Auch Liebl argumentierte in seinem letzten Prozess mit diesem Beschluss des BVerfG – vergeblich. Das oberste deutsche Gericht habe sich bei seiner Entscheidung nur auf „Abkömmlinge“ von NS-Verfolgten nach Artikel 116 bezogen, so der Richter. Zudem habe sich Liebl „nicht auf eine Verletzung seines eigenen Grundrechts (…) bezogen, sondern auf eine Ungleichbehandlung seines nach dem damals geltenden deutschen Recht nichtehelich geborenen Vaters“.
Geht der Fall bis nach Karlsruhe?
Für Goldmann ist das nicht überzeugend. Er sagt: „Wenn man sich die tragenden Gründe des Urteils ansieht, ist das schon mit Liebl vergleichbar. In beiden Fällen geht es um die eklatante Ungerechtigkeit der Ungleichbehandlung von nichtehelichen Kindern.“
Ob die bei „Abkömmlingen“ aus Kolonialzeiten tatsächlich Bestand haben kann, müsste letztlich wohl ebenfalls das Bundesverfassungsgericht entscheiden. Goldmann hofft daher, dass Liebl mit seiner Berufung durchkommt und seinen Fall bis nach Karlsruhe bringen kann. Dies sei von den Voraussetzungen her zwar „schwierig, aber möglich“.
Wie viele Menschen außer Liebl die Problematik betrifft, kann heute nur geschätzt werden.
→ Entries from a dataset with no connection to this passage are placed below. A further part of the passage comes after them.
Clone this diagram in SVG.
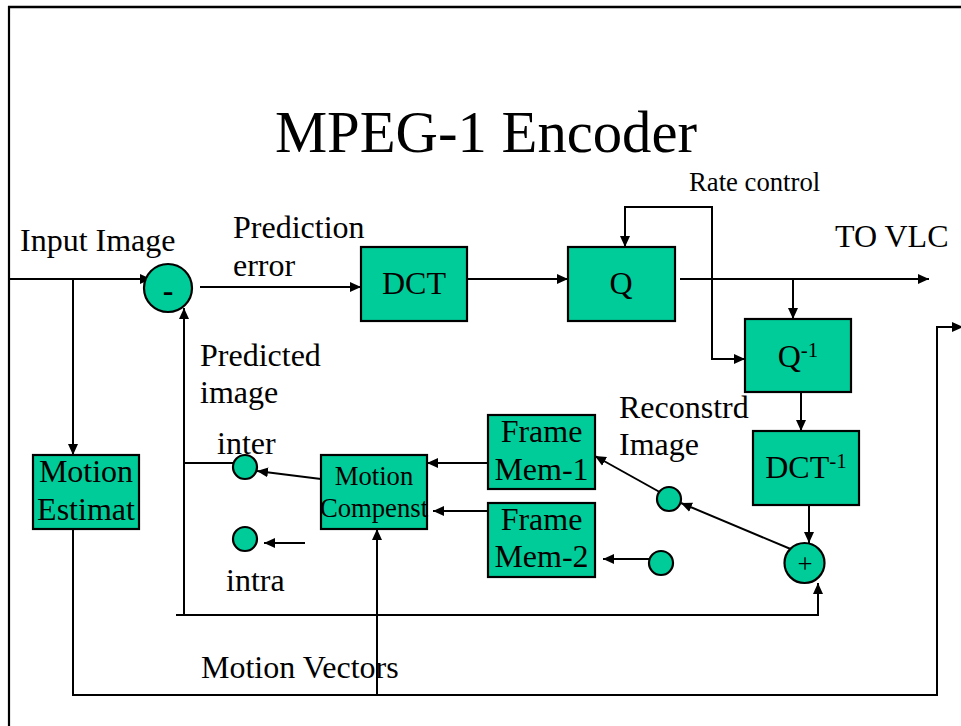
<svg xmlns="http://www.w3.org/2000/svg" width="961" height="726" viewBox="0 0 961 726">
<style>
  .box { fill: #00CC99; stroke: #000; stroke-width: 2.2; }
  .ln { fill: none; stroke: #000; stroke-width: 2; }
  .arr { marker-end: url(#ah); }
  .t { font-family: "Liberation Serif", "Times New Roman", serif; font-size: 32px; fill: #000; }
  .s { font-family: "Liberation Serif", "Times New Roman", serif; font-size: 26.7px; fill: #000; }
  .c { text-anchor: middle; }
</style>
<defs>
  <marker id="ah" markerUnits="userSpaceOnUse" markerWidth="12" markerHeight="11" refX="11" refY="5.5" orient="auto-start-reverse" viewBox="0 0 12 11">
    <path d="M0,0.5 L11,5.5 L0,10.5 z" fill="#000"/>
  </marker>
</defs>
<rect width="961" height="726" fill="#fff"/>

<g id="frame">
  <line x1="8" y1="7" x2="961" y2="7" stroke="#000" stroke-width="2.5"/>
  <line x1="9" y1="6" x2="9" y2="726" stroke="#000" stroke-width="2.2"/>
</g>

<g id="title">
  <text class="t c" x="486" y="152" style="font-size:58.7px">MPEG-1 Encoder</text>
</g>

<g id="connectors">
  <line class="ln arr" x1="9" y1="279" x2="151" y2="279"/>
  <line class="ln arr" x1="73" y1="279" x2="73" y2="455"/>
  <line class="ln arr" x1="200" y1="287" x2="361" y2="287"/>
  <line class="ln arr" x1="467" y1="279" x2="568" y2="279"/>
  <line class="ln arr" x1="680" y1="279" x2="929" y2="279"/>
  <line class="ln arr" x1="793" y1="279" x2="793" y2="319"/>
  <polyline class="ln" points="625,247 625,207 712,207 712,359 745,359" marker-start="url(#ah)" marker-end="url(#ah)"/>
  <line class="ln arr" x1="801" y1="392" x2="801" y2="431"/>
  <line class="ln arr" x1="809" y1="505" x2="809" y2="543"/>
  <polyline class="ln arr" points="176,615 818,615 818,583"/>
  <line class="ln arr" x1="184" y1="615" x2="184" y2="308"/>
  <line class="ln" x1="184" y1="463" x2="234" y2="463"/>
  <line class="ln arr" x1="321" y1="479" x2="257" y2="471"/>
  <line class="ln arr" x1="305" y1="543" x2="264" y2="543"/>
  <line class="ln arr" x1="488" y1="463" x2="427" y2="463"/>
  <line class="ln arr" x1="488" y1="511" x2="433" y2="511"/>
  <line class="ln arr" x1="665" y1="495" x2="595" y2="456"/>
  <line class="ln arr" x1="793" y1="550" x2="681" y2="503"/>
  <line class="ln arr" x1="649" y1="559" x2="603" y2="559"/>
  <polyline class="ln arr" points="73,529 73,695 937,695 937,327 963,327"/>
  <line class="ln arr" x1="377" y1="695" x2="377" y2="529"/>
</g>

<g id="labels">
  <text class="t" x="20" y="251">Input Image</text>
  <text class="t" x="233" y="238">Prediction</text>
  <text class="t" x="233" y="276">error</text>
  <text class="t" x="200" y="366">Predicted</text>
  <text class="t" x="200" y="403">image</text>
  <text class="t" x="217" y="454">inter</text>
  <text class="t" x="226" y="591">intra</text>
  <text class="t" x="201" y="678">Motion Vectors</text>
  <text class="t" x="835" y="247">TO VLC</text>
  <text class="s" x="689" y="191">Rate control</text>
  <text class="t" x="619" y="418">Reconstrd</text>
  <text class="t" x="619" y="455">Image</text>
</g>

<g id="subtract">
  <circle class="box" cx="168" cy="288" r="24"/>
  <text class="t c" x="168" y="301" font-weight="bold">-</text>
</g>

<g id="dct">
  <rect class="box" x="361" y="247" width="106" height="74"/>
  <text class="t c" x="414" y="294">DCT</text>
</g>

<g id="quant">
  <rect class="box" x="568" y="247" width="107" height="74"/>
  <text class="t c" x="621" y="294">Q</text>
</g>

<g id="iquant">
  <rect class="box" x="745" y="319" width="106" height="73"/>
  <text class="t c" x="798" y="367">Q<tspan font-size="21" dy="-10">-1</tspan></text>
</g>

<g id="idct">
  <rect class="box" x="753" y="431" width="106" height="74"/>
  <text class="t c" x="806" y="478">DCT<tspan font-size="21" dy="-10">-1</tspan></text>
</g>

<g id="add">
  <circle class="box" cx="804.5" cy="563" r="20"/>
  <text class="s c" x="805" y="573">+</text>
</g>

<g id="frame-mem-1">
  <rect class="box" x="488" y="415" width="107" height="74"/>
  <text class="t c" x="541.5" y="442">Frame</text>
  <text class="t c" x="541.5" y="480">Mem-1</text>
</g>

<g id="frame-mem-2">
  <rect class="box" x="488" y="503" width="107" height="74"/>
  <text class="t c" x="541.5" y="530">Frame</text>
  <text class="t c" x="541.5" y="567">Mem-2</text>
</g>

<g id="switch-recon">
  <circle class="box" cx="669" cy="499" r="12"/>
</g>

<g id="switch-mem2">
  <circle class="box" cx="661" cy="563" r="12"/>
</g>

<g id="switch-inter">
  <circle class="box" cx="245" cy="467" r="12"/>
</g>

<g id="switch-intra">
  <circle class="box" cx="245" cy="539" r="12"/>
</g>

<g id="motion-compensation">
  <rect class="box" x="321" y="455" width="106" height="74"/>
  <text class="s c" x="374" y="485">Motion</text>
  <text class="s c" x="374" y="517">Compenst</text>
</g>

<g id="motion-estimation">
  <rect class="box" x="33" y="455" width="106" height="74"/>
  <text class="t c" x="86" y="482">Motion</text>
  <text class="t c" x="86" y="520">Estimat</text>
</g>
</svg>
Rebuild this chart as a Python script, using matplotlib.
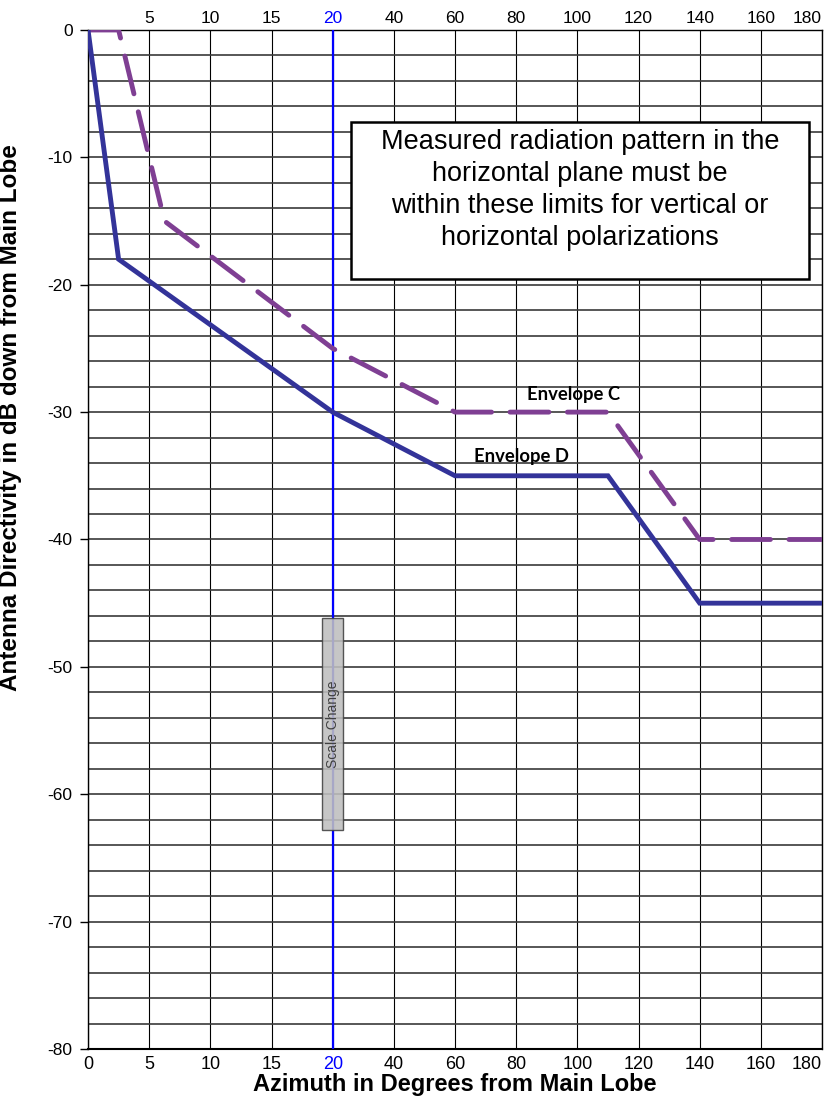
import numpy as np
import matplotlib
matplotlib.use("Agg")
import matplotlib.pyplot as plt
from matplotlib.patches import Rectangle

plt.rcParams['font.family'] = ['Liberation Sans', 'DejaVu Sans']
plt.rcParams['axes.unicode_minus'] = False

# envelope data: azimuth (deg) and directivity (dB)
env_d_az = [0, 2.5, 20, 60, 110, 140, 180]
env_d_db = [0, -18, -30, -35, -35, -45, -45]

env_c_az = [0, 2.5, 6.25, 20, 60, 110, 140, 180]
env_c_db = [0, 0, -15, -25, -30, -30, -40, -40]

x_ticks = [0, 5, 10, 15, 20, 40, 60, 80, 100, 120, 140, 160, 180]
top_ticks = [5, 10, 15, 20, 40, 60, 80, 100, 120, 140, 160, 180]
y_ticks = [0, -10, -20, -30, -40, -50, -60, -70, -80]

box_text = ("Measured radiation pattern in the\n"
            "horizontal plane must be\n"
            "within these limits for vertical or\n"
            "horizontal polarizations")


# scale change at 20 deg: 0-20 linear, 20-180 compressed 4x
def fwd(x):
    x = np.asarray(x, dtype=float)
    return np.where(x <= 20, x, 20 + (x - 20) / 4.0)


def inv(p):
    p = np.asarray(p, dtype=float)
    return np.where(p <= 20, p, 20 + (p - 20) * 4.0)


fig = plt.figure(figsize=(8.25, 11.02), dpi=100)
ax = fig.add_axes([0.1067, 0.0481, 0.8897, 0.9247])
ax.set_xscale('function', functions=(fwd, inv))
ax.set_xlim(0, 180)
ax.set_ylim(-80, 0)

# grid
ax.set_xticks(x_ticks)
ax.set_yticks(y_ticks)
ax.set_yticks(np.arange(-80, 1, 2), minor=True)
ax.grid(True, which='major', axis='x', color='black', lw=0.8, zorder=1)
ax.grid(True, which='both', axis='y', color='#3a3a3a', lw=1.2, zorder=1)
ax.set_axisbelow(True)

ax.tick_params(axis='y', which='major', direction='out', length=6, width=1,
               labelsize=12.5, pad=5)
ax.tick_params(axis='y', which='minor', length=0)
ax.tick_params(axis='x', which='both', length=0, pad=5)

ax.set_xticklabels([str(t) for t in x_ticks], fontsize=13)
labs = ax.get_xticklabels()
labs[-1].set_horizontalalignment('right')
for t, lab in zip(x_ticks, labs):
    if t == 20:
        lab.set_color('blue')

for sp in ax.spines.values():
    sp.set_color('black')
    sp.set_linewidth(1.0)
ax.spines['bottom'].set_linewidth(1.5)

# top axis
ax2 = ax.twiny()
ax2.set_xscale('function', functions=(fwd, inv))
ax2.set_xlim(0, 180)
ax2.set_xticks(top_ticks)
ax2.set_xticklabels([str(t) for t in top_ticks], fontsize=12.5)
ax2.tick_params(axis='x', length=0, pad=3)
tlabs = ax2.get_xticklabels()
tlabs[-1].set_horizontalalignment('right')
for t, lab in zip(top_ticks, tlabs):
    if t == 20:
        lab.set_color('blue')
for sp in ax2.spines.values():
    sp.set_visible(False)

# scale change line
ax.axvline(20, color='blue', lw=1.6, zorder=3)

# envelopes
ax.plot(env_c_az, env_c_db, color='#7f3f93', lw=3.5, dashes=(8, 3.8),
        dash_capstyle='round', solid_capstyle='round', zorder=4)
ax.plot(env_d_az, env_d_db, color='#333399', lw=3.5,
        solid_joinstyle='miter', zorder=5)

lbl_font = ['Lato', 'Liberation Sans']
ax.text(98.7, -28.6, "Envelope C", fontsize=13.3, fontweight='bold',
        family=lbl_font, ha='center', va='center', zorder=6)
ax.text(81.6, -33.5, "Envelope D", fontsize=13.3, fontweight='bold',
        family=lbl_font, ha='center', va='center', zorder=6)

# scale change marker (box about 1.7 scaled units wide around 20 deg)
sc_left = float(inv(fwd(20) - 0.85))
sc_right = float(inv(fwd(20) + 0.85))
ax.add_patch(Rectangle((sc_left, -62.8), sc_right - sc_left, 16.6,
                       facecolor='#bfbfbf', edgecolor='#404040', lw=1.0,
                       alpha=0.88, zorder=6))
ax.text(20, -54.5, "Scale Change", rotation=90, fontsize=10, color='#404040',
        ha='center', va='center', zorder=7)

# note box
ax.add_patch(Rectangle((0.358, 0.7556), 0.624, 0.1541, transform=ax.transAxes,
                       facecolor='white', edgecolor='black', lw=1.8, zorder=8))
ax.text(0.67, 0.843, box_text, transform=ax.transAxes, fontsize=19.5,
        ha='center', va='center', linespacing=1.3, zorder=9)

ax.set_xlabel("Azimuth in Degrees from Main Lobe", fontsize=17,
              fontweight='bold', labelpad=0)
ax.set_ylabel("Antenna Directivity in dB down from Main Lobe", fontsize=17.5,
              fontweight='bold')
ax.yaxis.set_label_coords(-0.09, 0.62)

fig.savefig("out.png", dpi=100)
Die Deutschen dürften aber in allen Kolonien und „Schutzgebieten“ zusammen mindestens einige hundert Kinder gezeugt haben. So seien den Behörden 1912 allein in Togo 243 „Mischlinge“ bekannt gewesen, heißt es in einem Gutachten zum „Fall Liebl“ aus dem Jahr 1999.
Hier könnte der Grund dafür liegen, dass auch die Politik bislang nicht bereit war, das Thema im Sinne der Nachfahren von Kolonisierten abschließend zu regeln, wie dies Unterstützer von Gerson Liebl immer wieder gefordert haben. Doch die Angst, damit vielleicht Hunderte neue „afrikanische“ Deutsche zu schaffen, ist kein Argument.